Critics orgs mixing unique choices with expected players

At the start of last year’s award season, no prognosticator worth his salt was suggesting “The Pianist” would end up with director and actor Oscars.

But that was before Roman Polanski’s comeback won back-to-back trifectas, taking the picture, director and actor (for star Adrien Brody) prizes in the Boston Society of Film Critics and National Society of Film Critics award derbies. After that, suddenly enlarged was the profile of a film that had been dwarfed by all the buzz surrounding “Gangs of New York,” “The Hours” and a certain musical extravaganza.

Now that several groups have unveiled their best-of lists, films and thesps that might have gone under the radar are getting talked up.

Coming in at No. 3 on the National Board of Review’s top 10 films of the year was Miramax’s “The Station Agent,” and Patricia Clarkson was recognized for her supporting work in the same film as well as in “Pieces of April.”

The New York Film Critics Circle offered a suprise choice in the actress category as well: Hope Davis for “American Splendor” and “The Secret Lives of Dentists.” And then the San Francisco crix chose Charlize Theron (“Monster”) to really throw the actress race into a tizzy.

So while the orgs indisputably play a significant role in the year-end recognition of quality films and performances, what exactly is that role and how influential is it?

Those on the distribution end of the business tend to take a practical view.

“You’ve got (Academy of Motion Picture Arts & Sciences) members who have to see a countless number of films and who are very busy in their professions,” notes Sony Pictures Classics co-prexy Michael Barker. “And when critics groups award films, it registers in the Academy members’ minds. I firmly believe that when Pedro Almodovar won the best director prize (last year for ‘Talk to Her’) from the Los Angeles Film Critics Assn., a lot of Academy members who wouldn’t necessarily have seen that film then went out of their way to see it.”

The film went on to earn Oscar nominations for director and original screenplay, winning the latter.

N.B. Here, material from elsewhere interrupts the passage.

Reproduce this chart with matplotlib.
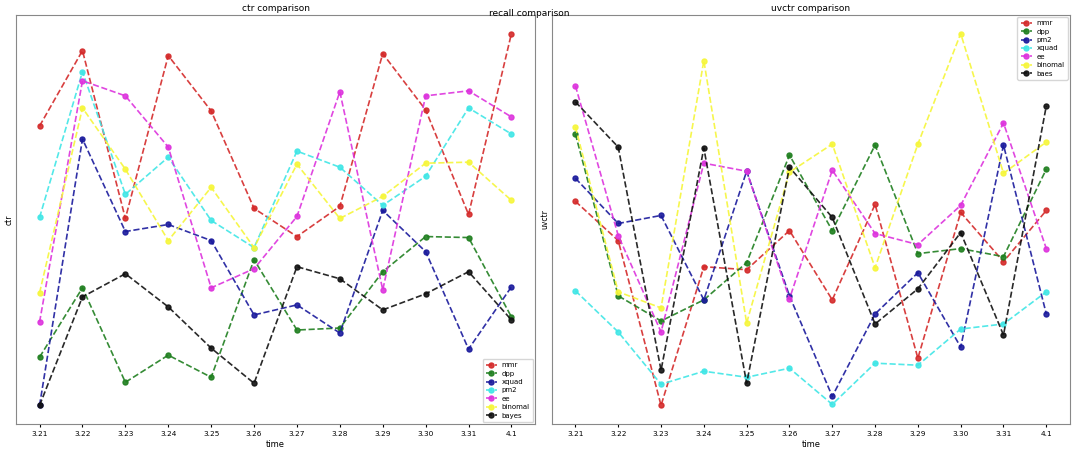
import matplotlib
matplotlib.use('Agg')
import matplotlib.pyplot as plt

# no y tick labels in the source, so values are relative heights
dates = ['3.21', '3.22', '3.23', '3.24', '3.25', '3.26', '3.27', '3.28', '3.29', '3.30', '3.31', '4.1']

ctr_mmr = [297, 372, 205, 367, 312, 215, 187, 217, 369, 313, 209, 389]
ctr_dpp = [67, 136, 42, 69, 47, 164, 94, 96, 152, 187, 186, 107]
ctr_xquad = [19, 284, 192, 199, 183, 109, 119, 91, 213, 172, 75, 137]
ctr_pm2 = [206, 351, 229, 266, 203, 176, 272, 256, 218, 247, 315, 289]
ctr_ee = [102, 342, 327, 276, 136, 155, 207, 331, 134, 327, 332, 306]
ctr_binomal = [131, 315, 254, 183, 236, 176, 259, 205, 227, 260, 261, 223]
ctr_bayes = [19, 127, 150, 117, 76, 41, 157, 145, 114, 130, 152, 104]

uv_mmr = [222, 183, 19, 157, 154, 193, 124, 219, 66, 211, 162, 213]
uv_dpp = [289, 128, 103, 124, 161, 268, 193, 278, 170, 175, 167, 254]
uv_pm2 = [245, 200, 208, 124, 252, 128, 28, 110, 151, 77, 278, 110]
uv_xquad = [133, 92, 40, 53, 47, 56, 20, 61, 59, 95, 100, 132]
uv_ee = [337, 188, 92, 260, 252, 125, 253, 190, 179, 218, 300, 175]
uv_binomal = [296, 132, 116, 362, 101, 251, 279, 156, 279, 389, 250, 281]
uv_baes = [321, 276, 54, 275, 41, 256, 206, 100, 135, 191, 89, 317]

colors = {'red': '#d42a2a', 'green': '#1f7f1f', 'blue': '#1a1a9c',
          'cyan': '#40e6e6', 'magenta': '#dd33dd', 'yellow': '#f6f63a', 'black': '#111111'}

plt.rcParams['font.size'] = 6

fig = plt.figure(figsize=(10.8, 4.5), dpi=100)
ax1 = fig.add_axes([0.0148, 0.0578, 0.4806, 0.909])
ax2 = fig.add_axes([0.511, 0.0578, 0.4796, 0.909])

left_series = [('mmr', ctr_mmr, 'red'), ('dpp', ctr_dpp, 'green'), ('xquad', ctr_xquad, 'blue'),
               ('pm2', ctr_pm2, 'cyan'), ('ee', ctr_ee, 'magenta'),
               ('binomal', ctr_binomal, 'yellow'), ('bayes', ctr_bayes, 'black')]
right_series = [('mmr', uv_mmr, 'red'), ('dpp', uv_dpp, 'green'), ('pm2', uv_pm2, 'blue'),
                ('xquad', uv_xquad, 'cyan'), ('ee', uv_ee, 'magenta'),
                ('binomal', uv_binomal, 'yellow'), ('baes', uv_baes, 'black')]

for ax, series, title, ylab, loc in [(ax1, left_series, 'ctr comparison', 'ctr', 'lower right'),
                                     (ax2, right_series, 'uvctr comparison', 'uvctr', 'upper right')]:
    for name, vals, c in series:
        ax.plot(dates, vals, linestyle='--', marker='o', markersize=3.6, linewidth=1.2,
                color=colors[c], alpha=0.9, label=name)
    ax.set_title(title, fontsize=6.5, pad=3)
    ax.set_xlabel('time', fontsize=6, labelpad=2)
    ax.set_ylabel(ylab, fontsize=5.5, labelpad=2)
    ax.set_yticks([])
    ax.tick_params(axis='x', labelsize=5.3, length=2, pad=3)
    for s in ax.spines.values():
        s.set_color('#888888')
    ax.legend(loc=loc, fontsize=5, handlelength=1.6, labelspacing=0.35, borderpad=0.45,
              handletextpad=0.7, borderaxespad=0.3)

fig.text(0.49, 0.965, 'recall comparison', ha='center', fontsize=6.5)

fig.savefig('out.png', dpi=100)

But Barker admits that while critic prizes may get Oscar voters to look at certain films, the kudos alone are no guarantee of subsequent nominations.

For every “The Pianist,” there is a “Mulholland Drive,” — which despite winning best picture kudos in 2001 from the Boston Society of Film Critics, the National Society and the New York Film Critics Circle — earned no Academy nominations.

“In spite of all the publicity and advertising that’s done, by and large the Academy members are pretty independent-minded,” concurs Samuel Goldwyn Films chair-CEO Sam Goldwyn Jr., a producer on

most part, are acting as if they’re king makers in the Oscar race,” says New York magazine critic and NSFC chair Peter Rainer, who’s also a member of the L.A. and Gotham critic orgs. “Basically, we’re saying this is stuff that we really cared about this year, and it’s always nice if a couple of the winners are films that have been neglected by the public or by the distributors.”

“You want to take the average moviegoer and expand their horizons a bit,” adds Slate.com critic and NSFC member David Edelstein. “Every film critic making a 10-best list does the same thing, but I think, living in a democracy, we tend to value consensus more than we value individual opinions.”

Noble intentions notwithstanding, critics have seen their awards become ever-more-integral components of the studios’ multimillion-dollar award season publicity campaigns. There has even been a proliferation of critic groups, with nascent orgs in such faraway places as Seattle; Kansas City, Mo.; and Florida vying to make a mark.

“It’s almost hard to find a movie that isn’t going to get some nomination or award from some critics group somewhere, at least if you’re talking about the top 30 or so contenders,” notes Rainer. “That does sort of devalue what this all means.”

Others have even harsher words to offer. “Critics really need to examine the uses and abuses of their awards,” says the Los Angeles Times’ Manohla Dargis, a member of both LAFCA and NSFC. “At this point, I’m thinking about dropping out of all the critics groups if the biggest issue is going to be our end-of-the-year votes. I just feel that those awards have been hijacked by the studio publicity machine, and I think that’s something that should give pause to every independent-minded critic out there.”

In the meantime, something else has emerged to give critics pause in 2003: the Motion Picture Assn. of America-supported screener ban, which has prompted the LAFCA and the Chicago Film Critics Assn. to forgo their awards this season (the Chi group officially says its kudos are postponed).

A momentary interruption or a sign of things to come?

As Edelstein sees it, “I think ranking is a horrible thing to do to works of art, but at the same time I know that we are, like it or not, cogs in the marketing of these movies, and we do want to steer viewers toward films that they might have missed. I just wish people who love movies would learn to pay more attention to individual critical voices rather than waiting for some kind of consensus winner to emerge.

“I happen to believe that your relationship with a work of art should be one on one and that it doesn’t matter what anybody else says about it.”